The 29-year-old tennis star made his decision to emigrate after a raid by tax inspectors, which the Beckers claimed was akin to burglary, on his Munich house earlier this year. "Until then my house was my castle," he said. "They took away my home."

After the case of Steffi Graf's missing taxes, the authorities declared open season on all German stars suspected of salting away their foreign earnings in overseas havens. Becker denies any wrongdoing, and says he is not prepared to go through the agony of dealing with German tax-hounds for the rest of his life.
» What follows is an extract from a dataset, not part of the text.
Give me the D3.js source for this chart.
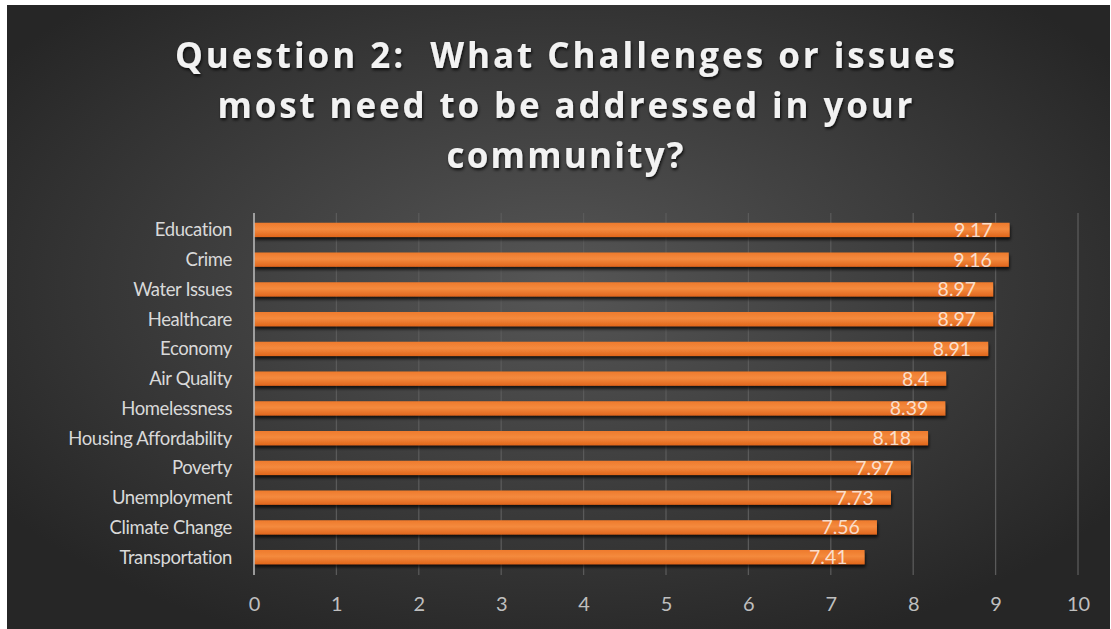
<!DOCTYPE html>
<html><head><meta charset="utf-8">
<script src="https://cdn.jsdelivr.net/npm/d3@7"></script>
<style>html,body{margin:0;padding:0;background:#fff;}svg{display:block;}text{font-variant-ligatures:none;font-feature-settings:"liga" 0;}</style>
</head><body>
<svg id="chart" width="1111" height="629"></svg>
<script>
const categories = ["Education","Crime","Water Issues","Healthcare","Economy","Air Quality","Homelessness","Housing Affordability","Poverty","Unemployment","Climate Change","Transportation"];
const values = [9.17,9.16,8.97,8.97,8.91,8.4,8.39,8.18,7.97,7.73,7.56,7.41];
const tickValues = [0,1,2,3,4,5,6,7,8,9,10];
const titleLines = ["Question 2:  What Challenges or issues","most need to be addressed in your","community?"];

const svg = d3.select("#chart");
const W = 1111, H = 629;
const defs = svg.append("defs");
const rg = defs.append("radialGradient").attr("id","bg").attr("cx","50%").attr("cy","45%").attr("r","62%")
  .attr("gradientUnits","objectBoundingBox");
rg.append("stop").attr("offset","0%").attr("stop-color","#565656");
rg.append("stop").attr("offset","100%").attr("stop-color","#262626");
const bg = defs.append("linearGradient").attr("id","bar").attr("x1",0).attr("y1",0).attr("x2",0).attr("y2",1);
bg.append("stop").attr("offset","0%").attr("stop-color","#ee7a2c");
bg.append("stop").attr("offset","45%").attr("stop-color","#f48a3e");
bg.append("stop").attr("offset","100%").attr("stop-color","#e0661c");
const f = defs.append("filter").attr("id","sh").attr("x","-5%").attr("y","-50%").attr("width","110%").attr("height","250%");
f.append("feDropShadow").attr("dx",1).attr("dy",3).attr("stdDeviation",1.5).attr("flood-color","#000").attr("flood-opacity",0.7);
const tf = defs.append("filter").attr("id","tsh").attr("x","-5%").attr("y","-30%").attr("width","110%").attr("height","160%");
tf.append("feDropShadow").attr("dx",1).attr("dy",2).attr("stdDeviation",1.5).attr("flood-color","#000").attr("flood-opacity",0.8);

svg.append("rect").attr("x",7).attr("y",5).attr("width",W-8).attr("height",H-5).attr("fill","url(#bg)");

// title
const tg = svg.append("g").attr("filter","url(#tsh)");
const titleBase = [68, 118, 168];
const titleWidths = [780, 695, 237];
titleLines.forEach((t,i)=>{
  tg.append("text").attr("x",565).attr("y",titleBase[i]).attr("text-anchor","middle")
    .style("white-space","pre").attr("xml:space","preserve")
    .attr("font-family","'Open Sans', sans-serif").attr("font-weight","bold").attr("font-size",35)
    .attr("fill","#f2f2f2").attr("textLength",titleWidths[i]).attr("lengthAdjust","spacing").text(t);
});

const x = d3.scaleLinear().domain([0,10]).range([254,1078]);
const y = d3.scaleBand().domain(categories).range([215,572]).paddingInner(0.52).paddingOuter(0.26);

// gridlines
svg.append("g").selectAll("line").data(tickValues.filter(d=>d>0)).join("line")
  .attr("x1",d=>x(d)).attr("x2",d=>x(d)).attr("y1",213).attr("y2",575)
  .attr("stroke","#5a5a5a").attr("stroke-width",1.3);

// bars
svg.append("g").selectAll("rect").data(values).join("rect")
  .attr("x",x(0)).attr("y",(d,i)=>y(categories[i])).attr("width",d=>x(d)-x(0)).attr("height",y.bandwidth())
  .attr("fill","url(#bar)").attr("filter","url(#sh)");

// axis line
svg.append("line").attr("x1",x(0)).attr("x2",x(0)).attr("y1",213).attr("y2",575).attr("stroke","#bfbfbf").attr("stroke-width",1.5);

// data labels
svg.append("g").selectAll("text").data(values).join("text")
  .attr("x",d=>x(d)-17).attr("y",(d,i)=>y(categories[i])+y.bandwidth()/2+7)
  .attr("text-anchor","end").attr("font-family","Lato, sans-serif").attr("font-size",19.5)
  .attr("fill","#ffffff").attr("fill-opacity",0.75).text(d=>d);

// category axis
const yAxis = d3.axisLeft(y).tickSize(0).tickPadding(22);
const ya = svg.append("g").attr("transform",`translate(${x(0)},0)`).call(yAxis);
ya.select(".domain").remove();
ya.selectAll("text").attr("font-family","Lato, sans-serif").attr("font-size",18.5).attr("letter-spacing","-0.4px")
  .attr("fill","#d9d9d9").attr("dy","0.35em");

// value axis
const xAxis = d3.axisBottom(x).tickValues(tickValues).tickSize(0).tickPadding(0).tickFormat(d3.format("d"));
const xa = svg.append("g").attr("transform","translate(0,597)").call(xAxis);
xa.select(".domain").remove();
xa.selectAll("text").attr("font-family","Lato, sans-serif").attr("font-size",20).attr("fill","#bfbfbf");
</script>
</body></html>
The tennis player has also become increasingly exasperated with the attention his family was receiving from stalkers, autograph-hunters and the plainly insane. The last of a fading galaxy of German stars still resident in the country, he felt he was getting more than his fair share of fame. The adoration was overwhelming, but often it took a sinister form. Threatening letters, some motivated by racist attitudes towards his black wife, Barbara, forced him to hire an army of bodyguards for his family.

Becker was particularly worried about Noah, now aged three, who he feared would have trouble blending into an all-white German environment. "My son will now grow up as a normal child - without bodyguards," he said. "In Germany that isn't possible."

Noah can certainly look forward to a multi-cultural environment, although one with limited social diversity. Home will henceforth be Fisher Island, a tiny strip of land inhabited by 400 millionaires and their servants.

Anonymity is guaranteed. With neighbours such as Sophia Loren, Arnold Schwarzenegger and Luciano Pavarotti, he can count on being left alone.